Non-Parametric Responses of Aboveground Biomass and NDVI to Land Surface Parameters in Arctic-Alpine Environments

Abstract:

Aboveground biomass (AGB) is an important carbon pool and it affects various phenomena in Arctic and alpine areas, e.g. biodiversity, surface albedo and soil conditions. The growing availability of high-resolution digital elevation models (DEM) makes it possible to utilize topographical information for modeling local ground surface conditions globally.

We investigated the effect of topography on field measured AGB (n = 359) and its commonly used proxy, the Normalized Difference Vegetation Index (NDVI) calculated from SPOT 5 imagery. The study area located in an Arctic-alpine treeline environment (69 °N, 21 °E). We performed the analyses with boosted regression trees method by using elevation and four land surface parameters (LSPs), derived from 10 m DEM, as predictors. The LSPs were namely Potential Incoming Solar Radiation (PISR, MJ m^-2 a^-1), Topographic Position Index (TPI, r = 300 m), Slope (angle in degrees) and Topographic Wetness Index (TWI).
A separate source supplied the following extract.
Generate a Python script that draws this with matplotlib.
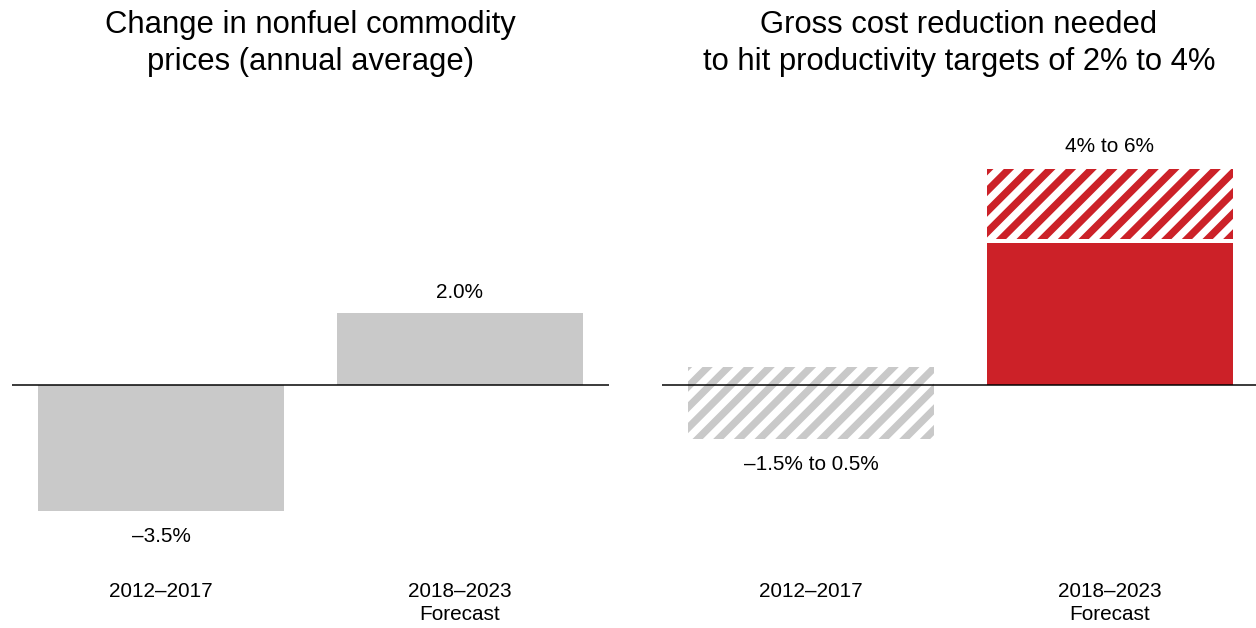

AGB varied from 0 to 5647 g m^-2, while median AGB of the data was 449 g m^-2. The explained deviance of the AGB and NDVI models were 53 % and 65 %, respectively. Elevation and PISR were the most important predictors. Their interaction was also significant in both cases as the highest AGB were at low-elevation, high-radiation sites, which implicates that PISR significantly improves the modelling of temperature related growing conditions. TWI had no clear effect to AGB nor to NDVI. TPI and Slope had a minor effect on AGB, but no effect to NDVI. Areas lower than their surroundings (negative TPI) had relatively high AGB. Furthermore, steeper slopes had higher AGB compared to flat sites. This is probably caused by the presence of mountain birch (Betula pubescens ssp. czerepanovii), which favors protected and steeper topography.

Local topography is an important driver of the fine scale AGB patterns. Thus, DEM derived LSPs should be taken into account when modelling current and future biomass distributions in Arctic and alpine areas. Moreover, LSPs can be useful when downscaling coarse resolution NDVI data.